Данилкин о Барнсе: «В любом случае у меня возникает дурное предчувствие, что в следующем своем романе он выведет иностранного журналиста-идиота. Утешает, что обещанный в июле «Артур и Джордж» — вроде бы из викторианской жизни, и вряд ли он захочет предпринимать дополнительные усилия по инсталляции туда моей скромной персоны»
Собственно, книга Гарроса тоже не вписывается в рамки условного жанра книги с интервью. Да и разговоров с писателями здесь не так много – не больше пяти. Но это тот случай, когда берут не количеством, а качеством. На читателя должны повлиять даже не сами тексты интервью, а то, что их окружает: если у Данилкина это рассказы о путешествиях, то у Гарроса – неэкзотические повествования о совсем обычных вещах, например, о том, как он пытался перевезти в поезде Москва – Петербург свою собаку. Литература у Гарроса идет на сближение со всем: с журналистикой, музыкой, цирком, теми же путешествиями на поездах. Книга предоставляет читателям мнимую свободу выбора: литература здесь вроде бы действует на равных с другими сферами деятельности человека, однако задает им тон: не только тем, что каждая глава начинается с интервью с писателем, но и тем, что жизнь в описании Гарроса приобретает подозрительное сходство с литературным произведением.

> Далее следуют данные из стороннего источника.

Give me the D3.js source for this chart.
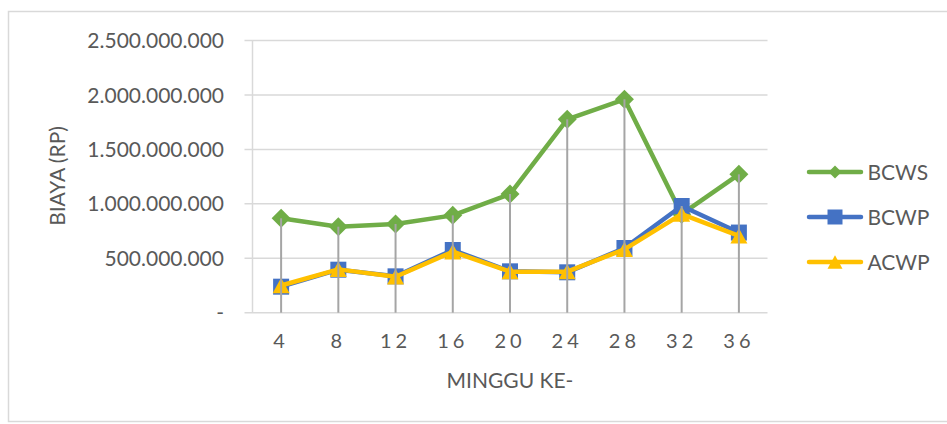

Гаррос о Прилепине: «Скоро Саша поедет в Ригу убивать латышского судью, впаявшего “союзникам” пятнадцатилетние сроки, а Яна залепит тортом в лицо президенту РФ — и даст старт короткой, отчаянной и обреченной революции молодых маргинал-патриотов. Это в романе, а в жизни мы оба вполне себе сыты и пьяны, и Прилепин рассказывает мне о памятной скамейке за несколько дней до своего знаменитого чаепития с Путиным, во время которого он спросит о Тимченко и “Гунворе”, но тортами швыряться не станет».